March 30, 1910 · Illinois Appellate Court
155 Ill. App. 96

Harry J. Myers, Appellee, v. William Siville, Appellant.

Instructions—when refusal of correct will not reverse. The refusal of a correct instruction will not reverse if its contents is substantially contained in another instruction given.

Action commenced before justice of the peace. Appeal from the Circuit Court of Ford county; the Hon. T. M. Harris, Judge, presiding. Heard in this court at the November term, 1909.

Affirmed.

Opinion filed March 30, 1910.

Schneider & Schneider, for appellant.

C. E. Beach, for appellee.

Mr. Justice Puterbaugh

delivered the opinion of the court.

Upon appeal from a justice of the peace, Myers recovered judgment in the circuit court against Siville for $57.50, to reverse which the latter appeals. There is evidence, tending to disclose the following facts: At a public sale held by Myers, which Siville attended, a certain mare was offered for sale, the crier announcing at the time that she had a bruised shoulder and was not offered as sound.

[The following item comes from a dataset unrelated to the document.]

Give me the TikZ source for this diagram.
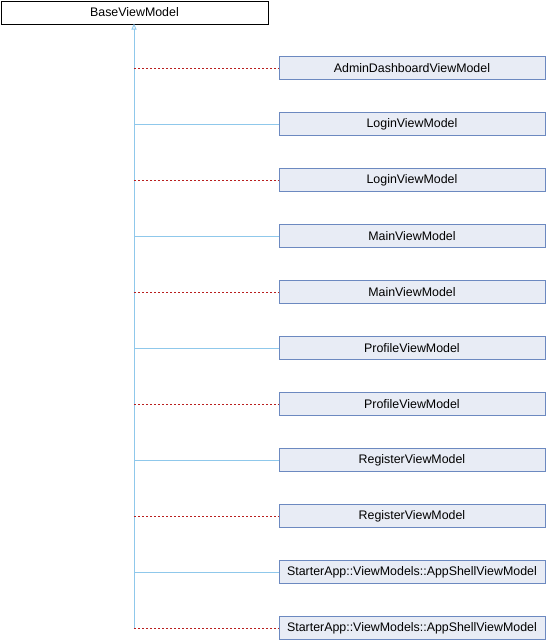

After a number of bids had been made by Siville and others, Siville examined the mare’s shoulder and then asked Myers what was the matter with the mare, to which Myers replied that she bad a bruised shoulder; that he had blistered it, and that he was selling her ‘ ‘ just as she was. ’ ’ Siville then bid $137.50 for the mare, which was accepted. Shortly thereafter, he learned that the mare had a fistula, and refused to accept or pay for her. Myers then sold the mare at another public sale in the vicinity, for $82.50, and brought the present suit to recover the difference between the sum bid by Siville and that realized at the second sale, together with the cost of keeping the mare in the interim.

The evidence was insufficient to warrant the jury in *97finding that there was a warranty of the condition of the mare at the time she was offered for sale. It is urged, however, that if Myers at the time of the sale, knew that the mare had a fistula, and for the purpose of inducing Siville to purchase her, falsely and fraudulently concealed such fact, and thereby induced Siville to believe that except as to a bruised shoulder the mare was sound, and that acting under such belief Siville was induced to purchase the mare, he had the right to rescind the sale. We agree with counsel that such is the law. Had the jury found from the greater weight of evidence that such state of facts existed, it would have been their duty to return a verdict for the defendant. The evidence as to the knowledge of Myers of the condition of the mare at the time he made the statements referred to, was conflicting. While there is some evidence tending to support Siville’s position, we cannot say that the finding of the jury adversely thereto was clearly against the weight of the evidence.

It is further urged that the court erred in its rulings upon instructions, but we are unable to find any prejudicial error therein. We think that refused instructions 11 and 12 were substantially coverred by given instruction 5, and refused instruction 13 by given instruction 9. Instruction number 5 was properly refused, and it told the jury that if the plaintiff made certain statements, such statements amounted to a warranty, which was a question for the jury. Instruction number 1 was properly modified.

We find no prejudicial error in the rulings of the court upon the admissibility of evidence. The judgment of the circuit court will be affirmed.

Affirmed.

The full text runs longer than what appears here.